What the task asks:
Copy exactly, leaving out every image, the lines from the one with "Reproduce this chart with Apache ECharts." through the one with "const elevNSM = [0, 0];", inclusive.

Provided data:
※ ※ ※
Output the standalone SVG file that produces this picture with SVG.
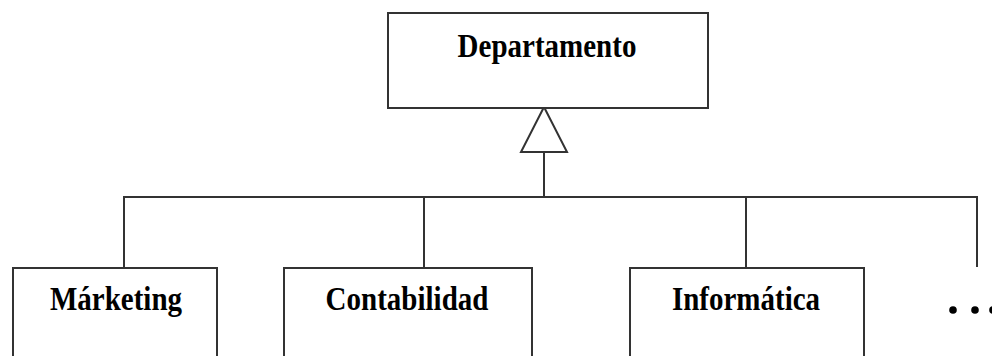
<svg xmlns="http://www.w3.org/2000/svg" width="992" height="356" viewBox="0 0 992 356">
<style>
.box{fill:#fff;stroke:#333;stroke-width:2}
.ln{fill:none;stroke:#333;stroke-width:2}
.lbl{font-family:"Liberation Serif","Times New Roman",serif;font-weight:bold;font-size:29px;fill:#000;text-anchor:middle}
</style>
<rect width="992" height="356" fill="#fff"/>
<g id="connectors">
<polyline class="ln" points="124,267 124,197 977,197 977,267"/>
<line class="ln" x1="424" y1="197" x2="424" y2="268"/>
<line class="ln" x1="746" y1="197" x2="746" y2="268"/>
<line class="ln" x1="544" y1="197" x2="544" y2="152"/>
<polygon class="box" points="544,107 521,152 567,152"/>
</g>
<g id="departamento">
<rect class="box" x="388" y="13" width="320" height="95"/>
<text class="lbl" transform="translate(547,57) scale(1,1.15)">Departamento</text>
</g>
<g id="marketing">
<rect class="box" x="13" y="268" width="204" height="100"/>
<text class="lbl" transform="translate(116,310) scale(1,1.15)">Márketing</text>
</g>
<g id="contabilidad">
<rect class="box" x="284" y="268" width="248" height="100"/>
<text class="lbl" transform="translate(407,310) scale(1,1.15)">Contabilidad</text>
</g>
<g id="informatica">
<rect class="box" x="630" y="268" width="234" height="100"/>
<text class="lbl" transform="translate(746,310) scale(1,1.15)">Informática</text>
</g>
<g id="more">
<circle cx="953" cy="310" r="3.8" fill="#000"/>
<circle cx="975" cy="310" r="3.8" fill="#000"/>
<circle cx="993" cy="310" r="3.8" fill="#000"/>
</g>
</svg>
※ ※ ※
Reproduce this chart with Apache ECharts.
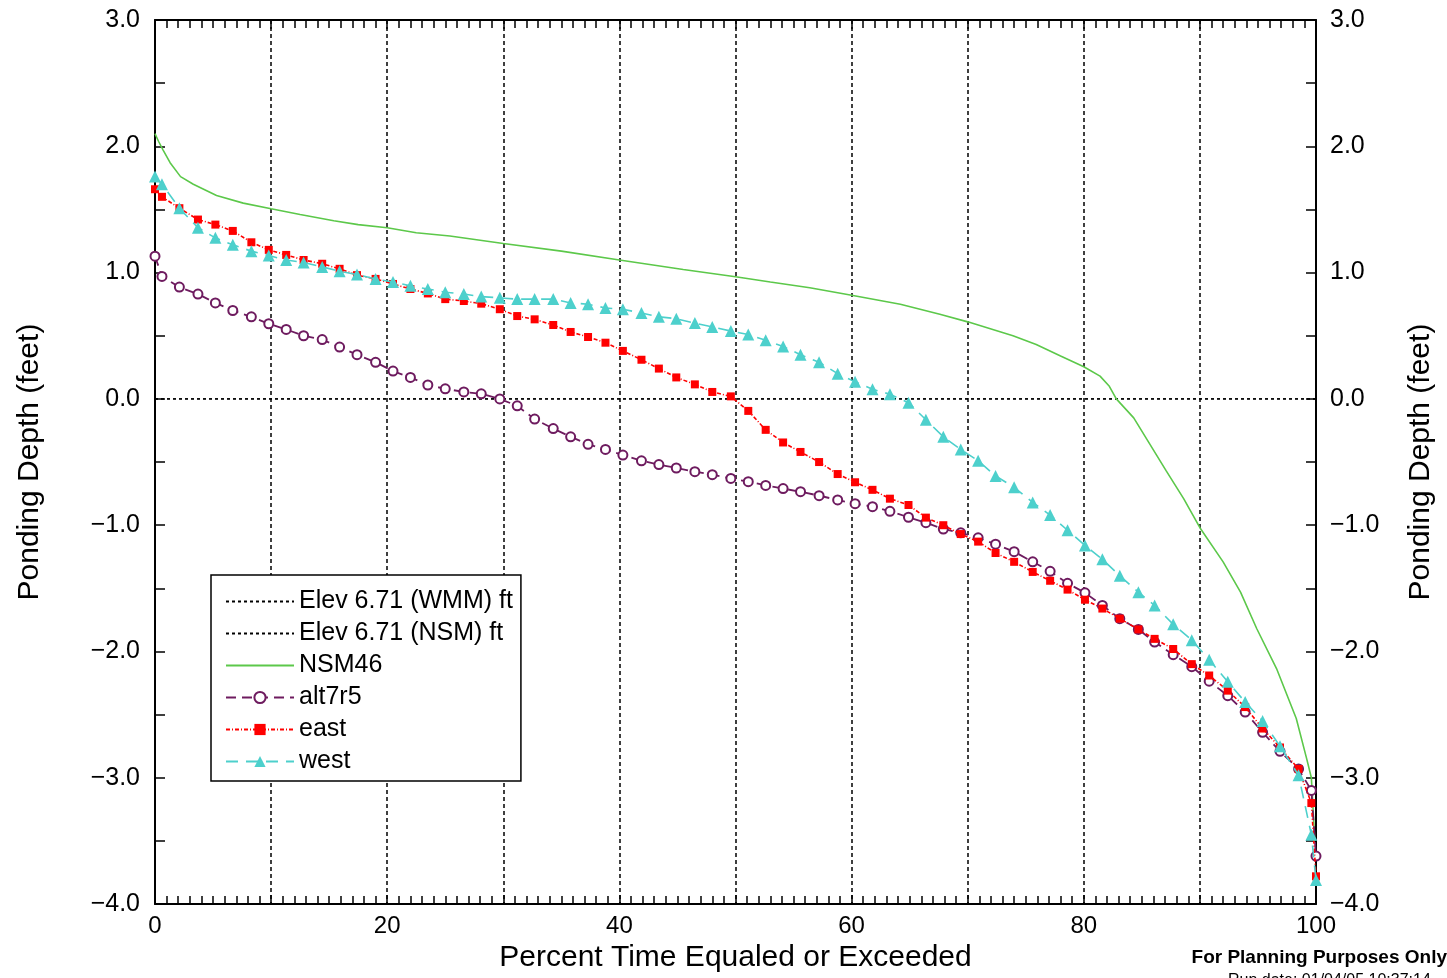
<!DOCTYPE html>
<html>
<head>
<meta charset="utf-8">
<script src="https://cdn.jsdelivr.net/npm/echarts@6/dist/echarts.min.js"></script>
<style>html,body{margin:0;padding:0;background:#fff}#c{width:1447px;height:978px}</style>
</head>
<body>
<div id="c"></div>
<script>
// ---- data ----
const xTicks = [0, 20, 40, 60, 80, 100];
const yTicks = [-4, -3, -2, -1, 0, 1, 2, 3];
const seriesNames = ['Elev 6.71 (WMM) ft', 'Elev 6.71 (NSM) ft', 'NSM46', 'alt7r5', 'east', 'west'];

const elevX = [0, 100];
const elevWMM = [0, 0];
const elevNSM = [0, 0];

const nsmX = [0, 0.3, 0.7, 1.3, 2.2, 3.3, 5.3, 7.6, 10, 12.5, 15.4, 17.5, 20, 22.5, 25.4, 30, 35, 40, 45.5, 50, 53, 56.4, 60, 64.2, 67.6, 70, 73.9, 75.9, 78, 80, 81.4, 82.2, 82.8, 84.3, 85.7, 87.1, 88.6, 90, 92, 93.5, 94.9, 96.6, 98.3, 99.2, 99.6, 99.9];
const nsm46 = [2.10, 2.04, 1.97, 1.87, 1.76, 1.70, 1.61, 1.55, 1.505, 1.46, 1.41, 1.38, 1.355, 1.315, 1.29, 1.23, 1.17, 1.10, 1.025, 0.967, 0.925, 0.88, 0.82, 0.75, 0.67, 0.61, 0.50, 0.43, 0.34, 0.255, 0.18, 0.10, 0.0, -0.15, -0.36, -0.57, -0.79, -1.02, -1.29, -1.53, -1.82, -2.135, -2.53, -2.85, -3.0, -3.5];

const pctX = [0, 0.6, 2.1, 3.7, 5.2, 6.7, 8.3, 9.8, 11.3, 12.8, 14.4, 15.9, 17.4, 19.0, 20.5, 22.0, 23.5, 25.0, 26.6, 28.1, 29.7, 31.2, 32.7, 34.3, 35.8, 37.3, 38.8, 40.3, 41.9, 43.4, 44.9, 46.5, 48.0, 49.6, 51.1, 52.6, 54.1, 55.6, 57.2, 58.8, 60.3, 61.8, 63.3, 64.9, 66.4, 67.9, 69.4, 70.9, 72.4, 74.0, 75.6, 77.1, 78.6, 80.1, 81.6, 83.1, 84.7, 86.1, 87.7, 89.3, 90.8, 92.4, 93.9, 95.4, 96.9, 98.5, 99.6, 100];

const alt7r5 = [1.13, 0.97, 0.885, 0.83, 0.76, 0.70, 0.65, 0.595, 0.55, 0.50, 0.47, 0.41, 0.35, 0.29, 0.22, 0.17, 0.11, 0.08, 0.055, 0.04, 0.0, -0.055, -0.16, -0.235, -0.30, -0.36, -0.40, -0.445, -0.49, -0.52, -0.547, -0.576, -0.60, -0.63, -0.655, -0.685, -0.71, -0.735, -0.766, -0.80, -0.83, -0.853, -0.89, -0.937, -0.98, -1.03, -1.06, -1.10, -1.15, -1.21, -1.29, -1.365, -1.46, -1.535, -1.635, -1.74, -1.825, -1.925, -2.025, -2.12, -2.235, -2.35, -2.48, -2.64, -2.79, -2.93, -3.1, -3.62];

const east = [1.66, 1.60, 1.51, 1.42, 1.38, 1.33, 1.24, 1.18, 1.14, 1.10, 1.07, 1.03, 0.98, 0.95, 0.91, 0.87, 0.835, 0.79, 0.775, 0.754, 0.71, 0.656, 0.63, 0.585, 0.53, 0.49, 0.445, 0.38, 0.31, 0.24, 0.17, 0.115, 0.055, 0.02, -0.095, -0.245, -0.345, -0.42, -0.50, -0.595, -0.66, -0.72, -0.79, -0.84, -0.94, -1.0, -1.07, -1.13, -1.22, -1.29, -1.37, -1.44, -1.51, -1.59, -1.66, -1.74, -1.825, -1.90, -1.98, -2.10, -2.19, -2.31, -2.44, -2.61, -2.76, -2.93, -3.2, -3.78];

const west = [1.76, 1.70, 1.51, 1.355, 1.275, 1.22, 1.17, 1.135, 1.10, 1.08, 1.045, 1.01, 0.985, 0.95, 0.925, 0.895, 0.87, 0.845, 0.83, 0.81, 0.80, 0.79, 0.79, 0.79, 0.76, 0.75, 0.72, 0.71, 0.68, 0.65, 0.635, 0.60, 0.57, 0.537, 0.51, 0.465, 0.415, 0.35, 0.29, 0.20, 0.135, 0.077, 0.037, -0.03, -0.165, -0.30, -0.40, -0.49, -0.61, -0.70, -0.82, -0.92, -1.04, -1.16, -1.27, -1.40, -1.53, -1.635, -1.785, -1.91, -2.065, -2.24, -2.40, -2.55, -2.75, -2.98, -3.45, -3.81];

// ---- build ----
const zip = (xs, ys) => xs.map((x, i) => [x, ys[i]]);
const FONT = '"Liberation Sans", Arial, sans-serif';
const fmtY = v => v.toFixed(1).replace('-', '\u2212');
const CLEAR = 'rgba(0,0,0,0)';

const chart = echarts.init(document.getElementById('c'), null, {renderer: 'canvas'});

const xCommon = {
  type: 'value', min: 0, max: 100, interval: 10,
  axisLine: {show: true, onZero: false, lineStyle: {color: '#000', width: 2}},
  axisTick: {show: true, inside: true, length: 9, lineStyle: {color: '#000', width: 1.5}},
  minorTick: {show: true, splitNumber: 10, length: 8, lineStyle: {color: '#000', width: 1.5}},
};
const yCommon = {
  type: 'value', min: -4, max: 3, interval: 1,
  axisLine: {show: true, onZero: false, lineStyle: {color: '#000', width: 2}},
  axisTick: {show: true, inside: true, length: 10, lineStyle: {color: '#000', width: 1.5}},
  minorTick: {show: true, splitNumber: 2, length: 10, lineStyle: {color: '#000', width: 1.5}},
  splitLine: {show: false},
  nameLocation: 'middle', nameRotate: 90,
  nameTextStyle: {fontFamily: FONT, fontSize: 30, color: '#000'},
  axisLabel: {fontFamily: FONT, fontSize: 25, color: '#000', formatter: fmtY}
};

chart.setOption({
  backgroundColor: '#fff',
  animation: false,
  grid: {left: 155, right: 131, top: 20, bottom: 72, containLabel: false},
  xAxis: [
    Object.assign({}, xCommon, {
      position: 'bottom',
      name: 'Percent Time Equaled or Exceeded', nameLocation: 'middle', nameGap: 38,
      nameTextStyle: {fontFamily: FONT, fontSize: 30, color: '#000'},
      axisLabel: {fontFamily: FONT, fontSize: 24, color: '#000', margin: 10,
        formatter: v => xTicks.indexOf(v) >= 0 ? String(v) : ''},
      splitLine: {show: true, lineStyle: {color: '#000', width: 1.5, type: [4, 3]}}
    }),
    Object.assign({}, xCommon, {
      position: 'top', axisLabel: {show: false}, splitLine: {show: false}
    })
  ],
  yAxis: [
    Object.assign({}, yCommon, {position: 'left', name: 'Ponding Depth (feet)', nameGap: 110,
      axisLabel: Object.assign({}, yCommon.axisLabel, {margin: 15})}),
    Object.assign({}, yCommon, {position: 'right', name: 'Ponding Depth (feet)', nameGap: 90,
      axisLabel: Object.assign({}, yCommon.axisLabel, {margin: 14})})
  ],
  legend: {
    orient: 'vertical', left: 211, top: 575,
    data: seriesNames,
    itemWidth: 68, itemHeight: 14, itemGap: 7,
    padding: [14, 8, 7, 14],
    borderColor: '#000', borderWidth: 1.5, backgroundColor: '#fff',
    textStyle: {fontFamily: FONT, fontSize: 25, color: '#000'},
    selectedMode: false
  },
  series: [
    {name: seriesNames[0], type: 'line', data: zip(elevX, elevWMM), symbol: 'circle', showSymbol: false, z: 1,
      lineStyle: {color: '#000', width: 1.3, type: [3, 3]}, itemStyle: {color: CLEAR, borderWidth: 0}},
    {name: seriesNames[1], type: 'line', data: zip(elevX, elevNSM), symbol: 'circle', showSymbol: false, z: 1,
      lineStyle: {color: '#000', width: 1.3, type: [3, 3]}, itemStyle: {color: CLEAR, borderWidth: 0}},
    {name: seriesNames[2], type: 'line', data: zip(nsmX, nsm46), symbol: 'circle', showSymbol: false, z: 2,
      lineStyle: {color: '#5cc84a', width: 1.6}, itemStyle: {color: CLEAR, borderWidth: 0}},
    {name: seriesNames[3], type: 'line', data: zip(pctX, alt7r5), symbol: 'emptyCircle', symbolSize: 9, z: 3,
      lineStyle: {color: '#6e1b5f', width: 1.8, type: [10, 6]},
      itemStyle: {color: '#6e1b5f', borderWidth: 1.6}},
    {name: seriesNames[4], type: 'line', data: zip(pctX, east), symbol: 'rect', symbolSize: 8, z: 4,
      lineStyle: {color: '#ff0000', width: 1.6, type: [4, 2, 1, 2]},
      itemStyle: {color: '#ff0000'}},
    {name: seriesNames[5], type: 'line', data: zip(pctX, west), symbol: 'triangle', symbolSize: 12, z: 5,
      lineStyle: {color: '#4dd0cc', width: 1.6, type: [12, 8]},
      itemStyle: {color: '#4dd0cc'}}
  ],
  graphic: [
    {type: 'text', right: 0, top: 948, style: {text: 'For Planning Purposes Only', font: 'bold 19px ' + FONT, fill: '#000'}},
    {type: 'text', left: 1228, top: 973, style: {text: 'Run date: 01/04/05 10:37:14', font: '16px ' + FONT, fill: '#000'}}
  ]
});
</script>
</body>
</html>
※ ※ ※
Response for this exercise:
Reproduce this chart with Apache ECharts.
<!DOCTYPE html>
<html>
<head>
<meta charset="utf-8">
<script src="https://cdn.jsdelivr.net/npm/echarts@6/dist/echarts.min.js"></script>
<style>html,body{margin:0;padding:0;background:#fff}#c{width:1447px;height:978px}</style>
</head>
<body>
<div id="c"></div>
<script>
// ---- data ----
const xTicks = [0, 20, 40, 60, 80, 100];
const yTicks = [-4, -3, -2, -1, 0, 1, 2, 3];
const seriesNames = ['Elev 6.71 (WMM) ft', 'Elev 6.71 (NSM) ft', 'NSM46', 'alt7r5', 'east', 'west'];

const elevX = [0, 100];
const elevWMM = [0, 0];
const elevNSM = [0, 0];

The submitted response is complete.